Robert J. Sawyer -- called "the dean of Canadian science fiction" by the OTTAWA CITIZEN and "just about the best science-fiction writer out there" by the Denver ROCKY MOUNTAIN NEWS -- is one of eight authors in history to win all three of the science-fiction field's highest honors for best novel of the year: the Hugo Award (which he won for HOMINIDS), the Nebula Award (which he won for THE TERMINAL EXPERIMENT); and the John W. Campbell Memorial Award (which he won for MINDSCAN).

Rob has won Japan's Seiun Award for best foreign novel three times (for END OF AN ERA, FRAMESHIFT, and ILLEGAL ALIEN), and he's also won the world's largest cash-prize for SF writing -- the Polytechnic University of Catalonia's 6,000-euro Premio UPC de Ciencia Ficcion -- an unprecedented three times.

In 2007, he received China's Galaxy Award for most favorite foreign author.

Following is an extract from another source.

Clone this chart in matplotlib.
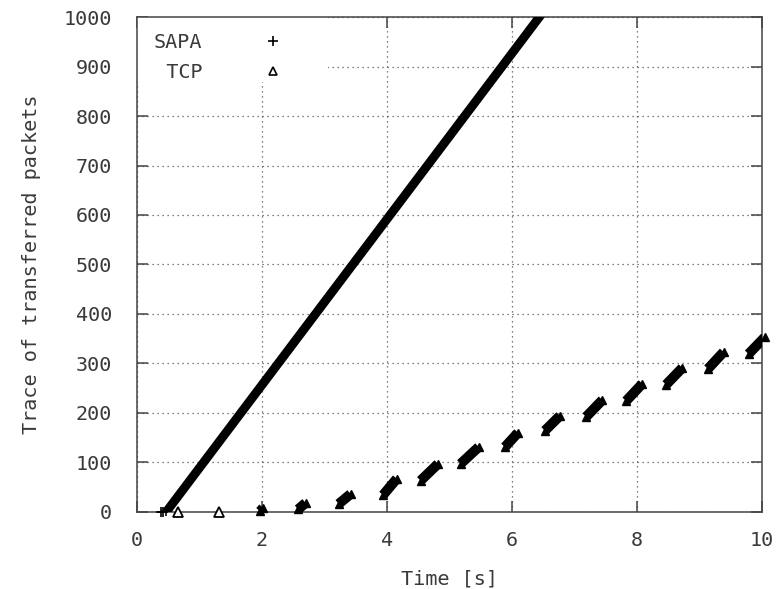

He's also won twelve Canadian Science Fiction and Fantasy Awards ("Auroras"), an Arthur Ellis Award from the Crime Writers of Canada, ANALOG magazine's Analytical Laboratory Award for Best Short Story of the Year, and the SCIENCE FICTION CHRONICLE Reader Award for Best Short Story of the Year.

Rob's novels have been top-ten national mainstream bestsellers in Canada, appearing on the GLOBE AND MAIL and MACLEAN'S bestsellers' lists, and they've hit number one on the bestsellers' list published by LOCUS, the U.S. trade journal of the SF field.

Rob is a frequent keynote speaker at conferences, teaches SF writing occasionally, and edits his own line of Canadian science-fiction novels for Red Deer Press.

His novel FLASHFORWARD (Tor Books) was the basis for the ABC TV series of the same name. He enjoyed spending time on the set and wrote the script for episode 19 "Course Correction."

His WWW trilogy, WAKE, WATCH, and WONDER (Ace Books), is all about the World Wide Web gaining consciousness.

Next up is TRIGGERS, April 2012. Set in Washington D.C., TRIGGERS is a science fiction political thriller about the nature of memory.